┏━━

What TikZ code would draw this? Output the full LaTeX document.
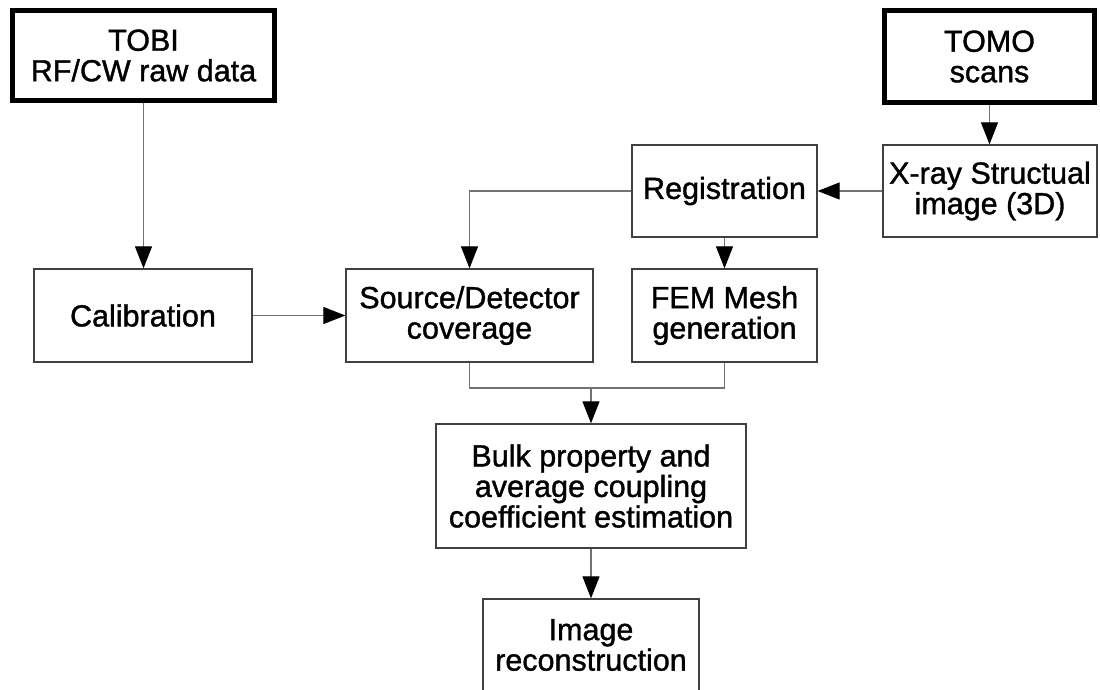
\documentclass[tikz,border=0pt]{standalone}
\usepackage{fontspec}
\setmainfont{Liberation Sans}[RawFeature={embolden=1.2}]
\usetikzlibrary{arrows.meta}
\begin{document}
\begin{tikzpicture}[x=1pt,y=-1pt,
  box/.style={draw=black!75,line width=1.3pt,inner sep=0pt,align=center,
    font=\fontsize{30.5}{30.5}\selectfont},
  thickbox/.style={box,draw=black,line width=5pt},
  conn/.style={draw=black!55,line width=1.1pt},
  arr/.style={conn,-{Triangle[length=22pt,width=17pt,color=black]}}]
\clip (0,0) rectangle (1100,690);
\fill[white] (0,0) rectangle (1100,690);
\node[thickbox,minimum width=262pt,minimum height=90pt] (tobi) at (143.5,55.5) {TOBI\\RF/CW raw data};
\node[thickbox,minimum width=210pt,minimum height=92pt] (tomo) at (989.5,56.5) {TOMO\\scans};
\node[box,minimum width=214pt,minimum height=92pt] (xray) at (990,191) {X-ray Structual\\image (3D)};
\node[box,minimum width=185pt,minimum height=92pt] (reg) at (724.5,191) {Registration};
\node[box,minimum width=218pt,minimum height=93pt] (calib) at (143,315.5) {Calibration};
\node[box,minimum width=247pt,minimum height=93pt] (src) at (469.5,315.5) {Source/Detector\\coverage};
\node[box,minimum width=185pt,minimum height=93pt] (fem) at (724.5,315.5) {FEM Mesh\\generation};
\node[box,minimum width=310pt,minimum height=124pt] (bulk) at (591,486) {Bulk property and\\average coupling\\coefficient estimation};
\node[box,minimum width=216pt,minimum height=92pt] (img) at (591,645) {Image\\reconstruction};
\coordinate (m) at (591,388);
\draw[arr] (tobi.south) -- (tobi.south |- calib.north);
\draw[arr] (tomo.south) -- (tomo.south |- xray.north);
\draw[arr] (xray.west) -- (reg.east);
\draw[arr] (reg.west) -| (src.north);
\draw[arr] (reg.south) -- (fem.north);
\draw[arr] (calib.east) -- (src.west);
\draw[conn] (src.south) |- (m) -| (fem.south);
\draw[arr] (m) -- (bulk.north);
\draw[arr] (bulk.south) -- (img.north);
\end{tikzpicture}
\end{document}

┗━━

• What you are asked to do:
Copy out the listing exactly as it stands, but not the pictures.

• Solved exercise:
What TikZ code would draw this? Output the full LaTeX document.
\documentclass[tikz,border=0pt]{standalone}
\usepackage{fontspec}
\setmainfont{Liberation Sans}[RawFeature={embolden=1.2}]
\usetikzlibrary{arrows.meta}
\begin{document}
\begin{tikzpicture}[x=1pt,y=-1pt,
  box/.style={draw=black!75,line width=1.3pt,inner sep=0pt,align=center,
    font=\fontsize{30.5}{30.5}\selectfont},
  thickbox/.style={box,draw=black,line width=5pt},
  conn/.style={draw=black!55,line width=1.1pt},
  arr/.style={conn,-{Triangle[length=22pt,width=17pt,color=black]}}]
\clip (0,0) rectangle (1100,690);
\fill[white] (0,0) rectangle (1100,690);
\node[thickbox,minimum width=262pt,minimum height=90pt] (tobi) at (143.5,55.5) {TOBI\\RF/CW raw data};
\node[thickbox,minimum width=210pt,minimum height=92pt] (tomo) at (989.5,56.5) {TOMO\\scans};
\node[box,minimum width=214pt,minimum height=92pt] (xray) at (990,191) {X-ray Structual\\image (3D)};
\node[box,minimum width=185pt,minimum height=92pt] (reg) at (724.5,191) {Registration};
\node[box,minimum width=218pt,minimum height=93pt] (calib) at (143,315.5) {Calibration};
\node[box,minimum width=247pt,minimum height=93pt] (src) at (469.5,315.5) {Source/Detector\\coverage};
\node[box,minimum width=185pt,minimum height=93pt] (fem) at (724.5,315.5) {FEM Mesh\\generation};
\node[box,minimum width=310pt,minimum height=124pt] (bulk) at (591,486) {Bulk property and\\average coupling\\coefficient estimation};
\node[box,minimum width=216pt,minimum height=92pt] (img) at (591,645) {Image\\reconstruction};
\coordinate (m) at (591,388);
\draw[arr] (tobi.south) -- (tobi.south |- calib.north);
\draw[arr] (tomo.south) -- (tomo.south |- xray.north);
\draw[arr] (xray.west) -- (reg.east);
\draw[arr] (reg.west) -| (src.north);
\draw[arr] (reg.south) -- (fem.north);
\draw[arr] (calib.east) -- (src.west);
\draw[conn] (src.south) |- (m) -| (fem.south);
\draw[arr] (m) -- (bulk.north);
\draw[arr] (bulk.south) -- (img.north);
\end{tikzpicture}
\end{document}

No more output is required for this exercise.